- **EXERCISE**:
Write each line of the material exactly as given, from the top through the line that contains "ys = counts + [counts[-1]]", and omit all pictures.

- **SOURCE EXCERPT**:

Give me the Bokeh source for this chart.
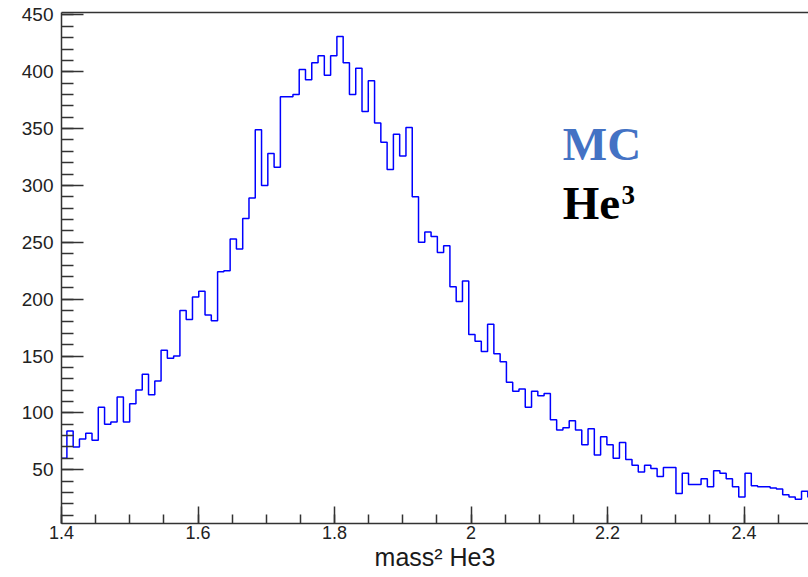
from bokeh.plotting import figure
from bokeh.models import (Range1d, FixedTicker, SingleIntervalTicker, CustomJSTickFormatter,
                          LinearAxis, Label)
from bokeh.embed import file_html
from bokeh.resources import INLINE

# ---- data ----
counts = [60, 84, 70, 77, 82, 76, 105, 90, 92, 114,
          92, 108, 120, 134, 116, 128, 155, 148, 150, 190,
          182, 202, 207, 186, 181, 224, 225, 253, 244, 271,
          289, 349, 300, 328, 316, 378, 378, 380, 402, 393,
          408, 414, 397, 414, 431, 408, 380, 403, 365, 392,
          355, 338, 314, 345, 326, 351, 290, 250, 259, 255,
          241, 247, 211, 198, 216, 169, 163, 154, 178, 152,
          145, 127, 119, 121, 105, 119, 115, 117, 94, 85,
          87, 93, 85, 72, 86, 63, 79, 72, 60, 74,
          59, 54, 48, 54, 51, 44, 52, 52, 29, 47,
          37, 37, 42, 35, 49, 47, 42, 35, 26, 47,
          36, 35, 35, 34, 33, 28, 26, 24, 31, 26]
bin_lo = 1.3987
bin_width = 0.0092

x_major = [1.4, 1.6, 1.8, 2.0, 2.2, 2.4]
x_minor = [1.4 + 0.05 * i for i in range(23)]
x_title = "mass\u00b2 He3"
label_mc = "MC"
label_he = "He"
label_sup = "3"

# ---- layout constants ----
W, H = 808, 577
left, top, bottom = 61, 12, 523
x0, x1 = 1.4, 1.4 + (W - left) / 682.5
y0, y1 = 2.7, 452.1

def px_x(px):
    return x0 + (px - left) * (x1 - x0) / (W - left)

def px_y(py):
    return y1 - (py - top) * (y1 - y0) / (bottom - top)

edges = [bin_lo + i * bin_width for i in range(len(counts) + 1)]
ys = counts + [counts[-1]]

p = figure(width=W, height=H, output_backend="svg", toolbar_location=None,
           x_range=Range1d(x0, x1), y_range=Range1d(y0, y1),
           min_border_left=left, min_border_right=0, min_border_top=top,
           min_border_bottom=H - bottom)
p.outline_line_color = None
p.grid.visible = False
p.background_fill_color = "white"
p.border_fill_color = "white"

p.step(edges, ys, mode="after", line_color="#0000ff", line_width=1.5)

axis_col = "#333333"
fnt = "Liberation Sans"

xa = p.xaxis[0]
xa.ticker = FixedTicker(ticks=x_major, minor_ticks=x_minor)
xa.formatter = CustomJSTickFormatter(code="return (Math.round(tick*1000)/1000).toString();")
xa.major_tick_in = 17
xa.major_tick_out = 0
xa.minor_tick_in = 9
xa.minor_tick_out = 0
xa.major_label_standoff = 2
xa.axis_label = x_title
xa.axis_label_text_font = fnt
xa.axis_label_text_font_size = "25px"
xa.axis_label_text_font_style = "normal"
xa.axis_label_text_color = "#1a1a1a"
xa.axis_label_standoff = 1
ya = p.yaxis[0]
ya.ticker = SingleIntervalTicker(interval=50, num_minor_ticks=5)
ya.major_tick_in = 22
ya.major_tick_out = 0
ya.minor_tick_in = 12
ya.minor_tick_out = 0
ya.major_label_standoff = 8
for ax in (xa, ya):
    ax.axis_line_color = axis_col
    ax.axis_line_width = 1.5
    ax.major_tick_line_color = axis_col
    ax.major_tick_line_width = 1.5
    ax.minor_tick_line_color = axis_col
    ax.minor_tick_line_width = 1.5
    ax.major_label_text_font = fnt
    ax.major_label_text_font_size = "19px"
    ax.major_label_text_color = "#222222"
xa.major_label_text_font_size = "18px"

top_axis = LinearAxis(ticker=FixedTicker(ticks=[]), major_label_text_font_size="0px",
                      axis_line_color=axis_col, axis_line_width=1.5,
                      major_tick_in=0, major_tick_out=0, minor_tick_in=0, minor_tick_out=0)
p.add_layout(top_axis, "above")

serif = "Liberation Serif"
p.add_layout(Label(x=px_x(562.3), y=px_y(143), text=label_mc, text_font=serif,
                   text_font_style="bold", text_font_size="47px", text_color="#4472C4",
                   text_baseline="alphabetic"))
p.add_layout(Label(x=px_x(562.3), y=px_y(202), text=label_he, text_font=serif,
                   text_font_style="bold", text_font_size="47px", text_color="#000000",
                   text_baseline="alphabetic"))
p.add_layout(Label(x=px_x(621), y=px_y(194), text=label_sup, text_font=serif,
                   text_font_style="bold", text_font_size="27px", text_color="#000000",
                   text_baseline="alphabetic"))

open("out.html", "w").write(file_html(p, INLINE))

- **OUTPUT OF THE EXERCISE**:
Give me the Bokeh source for this chart.
from bokeh.plotting import figure
from bokeh.models import (Range1d, FixedTicker, SingleIntervalTicker, CustomJSTickFormatter,
                          LinearAxis, Label)
from bokeh.embed import file_html
from bokeh.resources import INLINE

# ---- data ----
counts = [60, 84, 70, 77, 82, 76, 105, 90, 92, 114,
          92, 108, 120, 134, 116, 128, 155, 148, 150, 190,
          182, 202, 207, 186, 181, 224, 225, 253, 244, 271,
          289, 349, 300, 328, 316, 378, 378, 380, 402, 393,
          408, 414, 397, 414, 431, 408, 380, 403, 365, 392,
          355, 338, 314, 345, 326, 351, 290, 250, 259, 255,
          241, 247, 211, 198, 216, 169, 163, 154, 178, 152,
          145, 127, 119, 121, 105, 119, 115, 117, 94, 85,
          87, 93, 85, 72, 86, 63, 79, 72, 60, 74,
          59, 54, 48, 54, 51, 44, 52, 52, 29, 47,
          37, 37, 42, 35, 49, 47, 42, 35, 26, 47,
          36, 35, 35, 34, 33, 28, 26, 24, 31, 26]
bin_lo = 1.3987
bin_width = 0.0092

x_major = [1.4, 1.6, 1.8, 2.0, 2.2, 2.4]
x_minor = [1.4 + 0.05 * i for i in range(23)]
x_title = "mass\u00b2 He3"
label_mc = "MC"
label_he = "He"
label_sup = "3"

# ---- layout constants ----
W, H = 808, 577
left, top, bottom = 61, 12, 523
x0, x1 = 1.4, 1.4 + (W - left) / 682.5
y0, y1 = 2.7, 452.1

def px_x(px):
    return x0 + (px - left) * (x1 - x0) / (W - left)

def px_y(py):
    return y1 - (py - top) * (y1 - y0) / (bottom - top)

edges = [bin_lo + i * bin_width for i in range(len(counts) + 1)]
ys = counts + [counts[-1]]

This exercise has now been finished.